WHAT THE TASK ASKS:
Return all of the data exactly, with nothing left out but the pictures.

INFORMATION PROVIDED:

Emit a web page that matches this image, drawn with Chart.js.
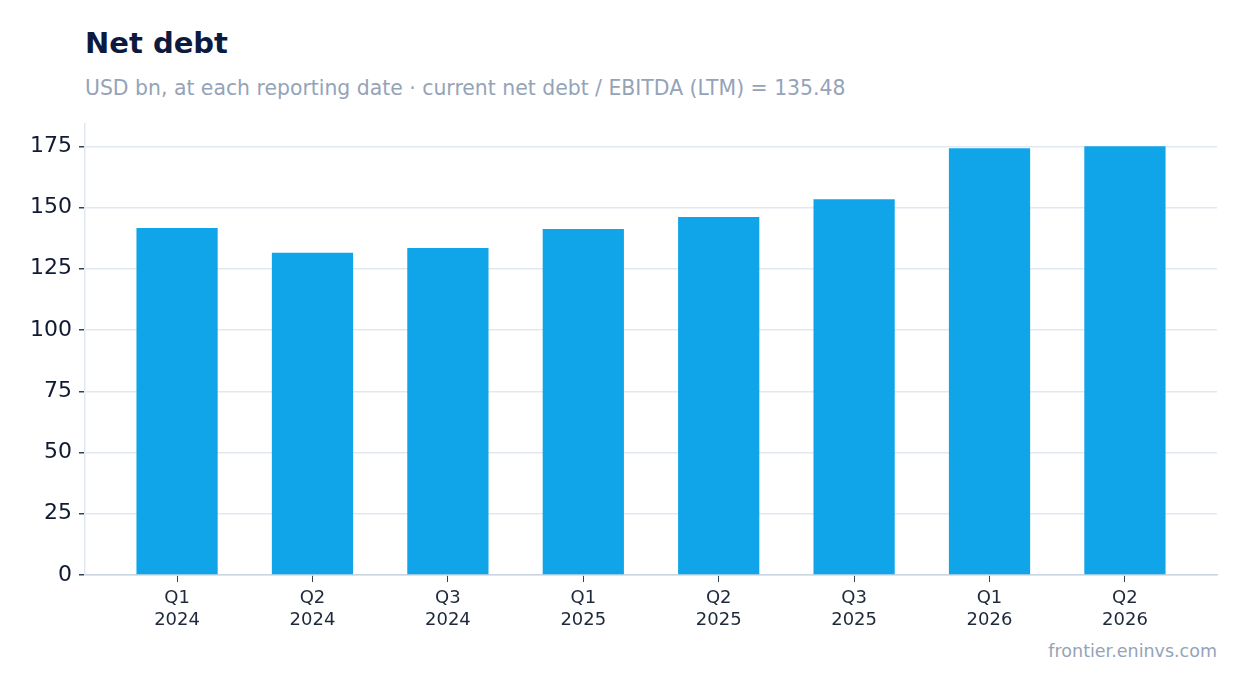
<!DOCTYPE html>
<html>
<head>
<meta charset="utf-8">
<script src="https://cdn.jsdelivr.net/npm/chart.js@4/dist/chart.umd.min.js"></script>
<style>
  body { margin: 0; background: #fff; font-family: 'DejaVu Sans', sans-serif; }
  #wrap { position: relative; width: 1247px; height: 693px; }
  #title { position: absolute; left: 85px; top: 26px; font-size: 29px; font-weight: bold; color: #0c1a40; white-space: nowrap; }
  #sub { position: absolute; left: 85px; top: 76px; font-size: 20.4px; color: #94a3b8; white-space: nowrap; }
  #box { position: absolute; left: 0; top: 104px; width: 1247px; height: 537px; }
  #foot { position: absolute; right: 30px; top: 641px; font-size: 17.5px; color: #94a3b8; }
</style>
</head>
<body>
<div id="wrap">
  <div id="title">Net debt</div>
  <div id="sub">USD bn, at each reporting date · current net debt / EBITDA (LTM) = 135.48</div>
  <div id="box"><canvas id="myChart"></canvas></div>
  <div id="foot">frontier.eninvs.com</div>
</div>
<script>
'use strict';

// data
let quarters = ['Q1', 'Q2', 'Q3', 'Q1', 'Q2', 'Q3', 'Q1', 'Q2'];
let years = ['2024', '2024', '2024', '2025', '2025', '2025', '2026', '2026'];
let netDebt = [141.6, 131.5, 133.5, 141.2, 146.1, 153.4, 174.2, 175.0];
let yTicks = [0, 25, 50, 75, 100, 125, 150, 175];
let yMax = 184;

// bars sit on index positions, axis has some margin either side
let points = [];
let xTicks = [];
for (let i = 0; i < netDebt.length; i++) {
  points.push({ x: i, y: netDebt[i] });
  xTicks.push(i);
}
let xMargin = 0.68;

let ctx = document.getElementById('myChart').getContext('2d');
let myChart = new Chart(ctx, {
  type: 'bar',
  data: {
    datasets: [{
      label: 'Net debt',
      data: points,
      backgroundColor: '#10a5e8',
      borderWidth: 0,
      barPercentage: 0.6,
      categoryPercentage: 1,
    }],
  },
  options: {
    responsive: true,
    maintainAspectRatio: false,
    animation: false,
    layout: { padding: { left: 0, right: 30, top: 4, bottom: 0 } },
    plugins: {
      legend: { display: false },
      tooltip: { enabled: false },
    },
    scales: {
      x: {
        type: 'linear',
        offset: false,
        min: -xMargin,
        max: netDebt.length - 1 + xMargin,
        afterBuildTicks: function (scale) {
          scale.ticks = xTicks.map(function (v) { return { value: v }; });
        },
        grid: { offset: false, drawOnChartArea: false, tickColor: '#334155', tickLength: 7 },
        border: { color: '#cbd5e1', width: 1.5 },
        ticks: {
          color: '#1e293b',
          font: { family: 'DejaVu Sans', size: 18 },
          padding: 6,
          maxRotation: 0,
          autoSkip: false,
          callback: function (value) {
            return [quarters[value], years[value]];
          },
        },
        afterFit: function (scale) { scale.height = 66; },
      },
      y: {
        min: 0,
        max: yMax,
        afterBuildTicks: function (scale) {
          scale.ticks = yTicks.map(function (v) { return { value: v }; });
        },
        grid: { color: '#e2e8f0', lineWidth: 1.5, tickColor: '#334155', tickLength: 6 },
        border: { color: '#e2e8f0', width: 1.5 },
        ticks: {
          color: '#111a33',
          font: { family: 'DejaVu Sans', size: 22 },
          padding: 7,
        },
        afterFit: function (scale) { scale.width = 85; },
      },
    },
  },
});
</script>
</body>
</html>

TASK SOLUTION:
Emit a web page that matches this image, drawn with Chart.js.
<!DOCTYPE html>
<html>
<head>
<meta charset="utf-8">
<script src="https://cdn.jsdelivr.net/npm/chart.js@4/dist/chart.umd.min.js"></script>
<style>
  body { margin: 0; background: #fff; font-family: 'DejaVu Sans', sans-serif; }
  #wrap { position: relative; width: 1247px; height: 693px; }
  #title { position: absolute; left: 85px; top: 26px; font-size: 29px; font-weight: bold; color: #0c1a40; white-space: nowrap; }
  #sub { position: absolute; left: 85px; top: 76px; font-size: 20.4px; color: #94a3b8; white-space: nowrap; }
  #box { position: absolute; left: 0; top: 104px; width: 1247px; height: 537px; }
  #foot { position: absolute; right: 30px; top: 641px; font-size: 17.5px; color: #94a3b8; }
</style>
</head>
<body>
<div id="wrap">
  <div id="title">Net debt</div>
  <div id="sub">USD bn, at each reporting date · current net debt / EBITDA (LTM) = 135.48</div>
  <div id="box"><canvas id="myChart"></canvas></div>
  <div id="foot">frontier.eninvs.com</div>
</div>
<script>
'use strict';

// data
let quarters = ['Q1', 'Q2', 'Q3', 'Q1', 'Q2', 'Q3', 'Q1', 'Q2'];
let years = ['2024', '2024', '2024', '2025', '2025', '2025', '2026', '2026'];
let netDebt = [141.6, 131.5, 133.5, 141.2, 146.1, 153.4, 174.2, 175.0];
let yTicks = [0, 25, 50, 75, 100, 125, 150, 175];
let yMax = 184;

// bars sit on index positions, axis has some margin either side
let points = [];
let xTicks = [];
for (let i = 0; i < netDebt.length; i++) {
  points.push({ x: i, y: netDebt[i] });
  xTicks.push(i);
}
let xMargin = 0.68;

let ctx = document.getElementById('myChart').getContext('2d');
let myChart = new Chart(ctx, {
  type: 'bar',
  data: {
    datasets: [{
      label: 'Net debt',
      data: points,
      backgroundColor: '#10a5e8',
      borderWidth: 0,
      barPercentage: 0.6,
      categoryPercentage: 1,
    }],
  },
  options: {
    responsive: true,
    maintainAspectRatio: false,
    animation: false,
    layout: { padding: { left: 0, right: 30, top: 4, bottom: 0 } },
    plugins: {
      legend: { display: false },
      tooltip: { enabled: false },
    },
    scales: {
      x: {
        type: 'linear',
        offset: false,
        min: -xMargin,
        max: netDebt.length - 1 + xMargin,
        afterBuildTicks: function (scale) {
          scale.ticks = xTicks.map(function (v) { return { value: v }; });
        },
        grid: { offset: false, drawOnChartArea: false, tickColor: '#334155', tickLength: 7 },
        border: { color: '#cbd5e1', width: 1.5 },
        ticks: {
          color: '#1e293b',
          font: { family: 'DejaVu Sans', size: 18 },
          padding: 6,
          maxRotation: 0,
          autoSkip: false,
          callback: function (value) {
            return [quarters[value], years[value]];
          },
        },
        afterFit: function (scale) { scale.height = 66; },
      },
      y: {
        min: 0,
        max: yMax,
        afterBuildTicks: function (scale) {
          scale.ticks = yTicks.map(function (v) { return { value: v }; });
        },
        grid: { color: '#e2e8f0', lineWidth: 1.5, tickColor: '#334155', tickLength: 6 },
        border: { color: '#e2e8f0', width: 1.5 },
        ticks: {
          color: '#111a33',
          font: { family: 'DejaVu Sans', size: 22 },
          padding: 7,
        },
        afterFit: function (scale) { scale.width = 85; },
      },
    },
  },
});
</script>
</body>
</html>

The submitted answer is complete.